We know more about such meetings now, thanks in large part to Going Infinite: The Rise and Fall of a New Tycoon, a new book by Michael Lewis, the author of Moneyball, The Big Short and other bestsellers about how capitalism works – and doesn’t.
For instance, Jerry Jones, a Republican and owner of the Dallas Cowboys NFL team, showed up at a Beverly Hills party also attended by Hillary Clinton, a passel of Kardashians, Doug Emhoff, the husband of the vice-president, Kamala Harris – and Bankman-Fried.
Bankman-Fried had allure. Exactly why continues to puzzle political players. His money doesn’t explain everything. But it does shed light on plenty.
In summer 2022, Lewis writes, Bankman-Fried met Mitch McConnell, the Senate minority leader, with the goal of stopping Trump-aligned extremists snagging Republican nominations.

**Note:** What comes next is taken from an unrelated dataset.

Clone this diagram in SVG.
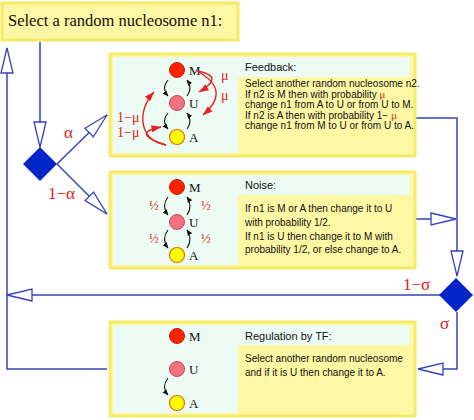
<svg xmlns="http://www.w3.org/2000/svg" width="474" height="420" viewBox="0 0 474 420">
<style>
.box{fill:#fef8a4;stroke:#f5eb66;stroke-width:3}
.cy{fill:#ecfbf4}
.ln{fill:none;stroke:#3344bb;stroke-width:1.5}
.dm{fill:#0026c8}
.sans{font-family:"Liberation Sans",Arial,sans-serif;fill:#111}
.ser{font-family:"Liberation Serif","Times New Roman",serif;fill:#111}
.red{font-family:"Liberation Serif","Times New Roman",serif;fill:#e02020}
.cM{fill:#ff2200;stroke:#c81e00;stroke-width:1}
.cU{fill:#f47282;stroke:#d04050;stroke-width:1}
.cA{fill:#ffff00;stroke:#e07000;stroke-width:1.2}
.ba{fill:none;stroke:#111;stroke-width:1.1;marker-end:url(#bh)}
.ra{fill:none;stroke:#e82020;stroke-width:1.4;marker-end:url(#rh)}
</style>
<defs>
<marker id="oa" markerUnits="userSpaceOnUse" markerWidth="28" markerHeight="14" viewBox="-1 -1 28 14" refX="25" refY="6" orient="auto"><path d="M0,0 L25,6 L0,12 Z" fill="#fff" stroke="#3344bb" stroke-width="1.3"/></marker>
<marker id="bh" markerUnits="userSpaceOnUse" markerWidth="6" markerHeight="6" viewBox="0 0 6 6" refX="5.5" refY="3" orient="auto"><path d="M0,0.5 L6,3 L0,5.5 Z" fill="#111"/></marker>
<marker id="rh" markerUnits="userSpaceOnUse" markerWidth="10" markerHeight="8" viewBox="0 0 10 8" refX="9.5" refY="4" orient="auto"><path d="M0,0.5 L10,4 L0,7.5 Z" fill="#e82020"/></marker>
</defs>

<g id="start">
<rect class="box" x="2" y="3" width="236" height="37"/>
<text class="ser" x="8" y="26" font-size="16.5">Select a random nucleosome n1:</text>
</g>

<g id="connectors">
<path class="ln" d="M40,42 V147" marker-end="url(#oa)"/>
<path class="ln" d="M57,164 L107,115" marker-end="url(#oa)"/>
<path class="ln" d="M57,164 L107,214" marker-end="url(#oa)"/>
<path class="ln" d="M415,118 H457 V276" marker-end="url(#oa)"/>
<path class="ln" d="M415,219 H456" marker-end="url(#oa)"/>
<path class="ln" d="M440,295 H7" marker-end="url(#oa)"/>
<path class="ln" d="M457,312 V369 H418" marker-end="url(#oa)"/>
<path class="ln" d="M107,369 H7 V48" marker-end="url(#oa)"/>
<text class="red" x="64" y="138" font-size="17">α</text>
<text class="red" x="48" y="199" font-size="17">1−α</text>
<text class="red" x="403" y="290" font-size="17">1−σ</text>
<text class="red" x="440" y="329" font-size="17">σ</text>
</g>

<g id="choice1"><polygon class="dm" points="40,147 57,164 40,181 23,164"/></g>
<g id="choice2"><polygon class="dm" points="456,278 473,295 456,312 439,295"/></g>

<g id="feedback">
<rect class="box" x="110" y="54" width="305" height="102"/>
<rect class="cy" x="113" y="57" width="125" height="96"/>
<rect class="cy" x="238" y="57" width="172" height="20"/>
<circle class="cM" cx="177" cy="70" r="7.5"/>
<circle class="cU" cx="177" cy="103" r="7.5"/>
<circle class="cA" cx="177" cy="137" r="7.5"/>
<text class="ser" x="189" y="75" font-size="13">M</text>
<text class="ser" x="189" y="108" font-size="13">U</text>
<text class="ser" x="189" y="142" font-size="13">A</text>
<path class="ba" d="M168,80 Q161,88 168,96"/>
<path class="ba" d="M187,96 Q193,88 187,80"/>
<path class="ba" d="M168,113 Q161,121 168,129"/>
<path class="ba" d="M187,129 Q193,121 187,113"/>
<path class="ra" d="M197,71 Q226,76 199,92"/>
<path class="ra" d="M197,71 Q232,90 203,115"/>
<path class="ra" d="M166,145 C150,140 134,132 161,127"/>
<path class="ra" d="M166,145 C138,140 137,110 154,92"/>
<text class="red" x="221" y="80" font-size="14">μ</text>
<text class="red" x="221" y="100" font-size="14">μ</text>
<text class="red" x="117" y="122" font-size="14">1−μ</text>
<text class="red" x="117" y="137" font-size="14">1−μ</text>
<text class="sans" x="245" y="71" font-size="11">Feedback:</text>
<text class="sans" x="245" y="87" font-size="10">Select another random nucleosome n2.</text>
<text class="sans" x="245" y="97.5" font-size="10">If n2 is M then with probability <tspan class="red" font-size="11">μ</tspan></text>
<text class="sans" x="245" y="108" font-size="10">change n1 from A to U or from U to M.</text>
<text class="sans" x="245" y="118.5" font-size="10">If n2 is A then with probability  1− <tspan class="red" font-size="11">μ</tspan></text>
<text class="sans" x="245" y="129" font-size="10">change n1 from M to U or from U to A.</text>
</g>

<g id="noise">
<rect class="box" x="110" y="172" width="305" height="96"/>
<rect class="cy" x="113" y="175" width="125" height="90"/>
<rect class="cy" x="238" y="175" width="172" height="20"/>
<circle class="cM" cx="177" cy="187" r="7.5"/>
<circle class="cU" cx="177" cy="222" r="7.5"/>
<circle class="cA" cx="177" cy="255" r="7.5"/>
<text class="ser" x="189" y="192" font-size="13">M</text>
<text class="ser" x="189" y="227" font-size="13">U</text>
<text class="ser" x="189" y="260" font-size="13">A</text>
<path class="ba" d="M168,197 Q161,206 168,215"/>
<path class="ba" d="M187,215 Q193,206 187,197"/>
<path class="ba" d="M168,230 Q161,239 168,248"/>
<path class="ba" d="M187,248 Q193,239 187,230"/>
<text class="red" x="149" y="210" font-size="13">½</text>
<text class="red" x="201" y="210" font-size="13">½</text>
<text class="red" x="149" y="243" font-size="13">½</text>
<text class="red" x="201" y="243" font-size="13">½</text>
<text class="sans" x="245" y="189" font-size="11">Noise:</text>
<text class="sans" x="245" y="212" font-size="10">If n1 is M or A then change it to U</text>
<text class="sans" x="245" y="226" font-size="10">with probability 1/2.</text>
<text class="sans" x="245" y="240" font-size="10">If n1 is U then change it to M with</text>
<text class="sans" x="245" y="253" font-size="10">probability 1/2, or else change to A.</text>
</g>

<g id="regulation">
<rect class="box" x="110" y="322" width="305" height="94"/>
<rect class="cy" x="113" y="325" width="125" height="88"/>
<rect class="cy" x="238" y="325" width="172" height="20"/>
<circle class="cM" cx="177" cy="336" r="7.5"/>
<circle class="cU" cx="177" cy="369" r="7.5"/>
<circle class="cA" cx="177" cy="403" r="7.5"/>
<text class="ser" x="189" y="341" font-size="13">M</text>
<text class="ser" x="189" y="374" font-size="13">U</text>
<text class="ser" x="189" y="408" font-size="13">A</text>
<path class="ba" d="M168,378 Q161,387 168,395"/>
<text class="sans" x="245" y="340" font-size="11">Regulation by TF:</text>
<text class="sans" x="245" y="362" font-size="10">Select another random nucleosome</text>
<text class="sans" x="245" y="376" font-size="10">and if it is U then change it to A.</text>
</g>
</svg>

It was a high-level meeting – high enough that for one evening, Bankman-Fried even swapped his beloved cargo shorts for a suit.
“At that moment, Sam was planning to give $15m to $30m to McConnell to defeat the Trumpier candidates in the Senate races,” Lewis writes.
Bankman-Fried also explored paying Trump $5bn not to run in 2024, Lewis writes. Nothing came of that.
Now, as Bankman-Fried sits in court, McConnell, 81, remains in the minority, his health in public decline. But McConnell remains a reliable soldier, his hold on his caucus unchanged.
The crypto industry, meanwhile, scrambles to salvage its image from the damage done by Bankman-Fried.
“The idea that one man and one company dictated an entire industry was frustrating for a lot of people,” Kara Calvert, head of US policy at Coinbase, recently told Politico. “At the end of the day, the industry is so broad-based. Nobody wants to let the whole future of technological development in the United States be dictated by a criminal.”
Bankman-Fried has not been convicted of anything. But it does seem extraordinary that he rose so high so fast, and that so many political leaders were so eager to help.
“From the beginning, I had thought that crypto was pretty dumb,” wrote Zeke Faux, an investigative reporter for Bloomberg and a fellow at New America, in Number Go Up, his unflattering take on crypto and Bankman-Fried. “And it turned out to be even dumber than I imagined.
“There was no mass movement to actually use crypto in the real world … from El Salvador to Switzerland to the Philippines, all I saw were scams, fraud, and half-baked schemes.”
In September 2021, El Salvador made bitcoin legal tender, the first country to do so. The rightwing Heritage Foundation ranks the country’s economy the 114th most free. Freedom House, more mainstream, rates El Salvador partly free. It’s not a flattering ad for crypto.
In the US, major advocates include Eric Adams, the mayor of New York; Robert Kennedy Jr, a conspiracy theorist and likely third-party presidential candidate; and Cynthia Lummis, the Wyoming Republican senator who opposed certifying Joe Biden’s 2020 win just hours after the attack on Congress.
Such names should tell us something – as should Trump’s crypto holdings mentioned above. But anyone who still believes might also care to recall Trump’s earlier words.
“Unregulated crypto assets can facilitate unlawful behavior, including drug trade and other illegal activity,” he tweeted, more than four years ago. “We have only one real currency in the USA … it is by far the most dominant currency anywhere in the world, and it will always stay that way. It is called the United States Dollar!”
Strange as it seems to say it, the man had a point.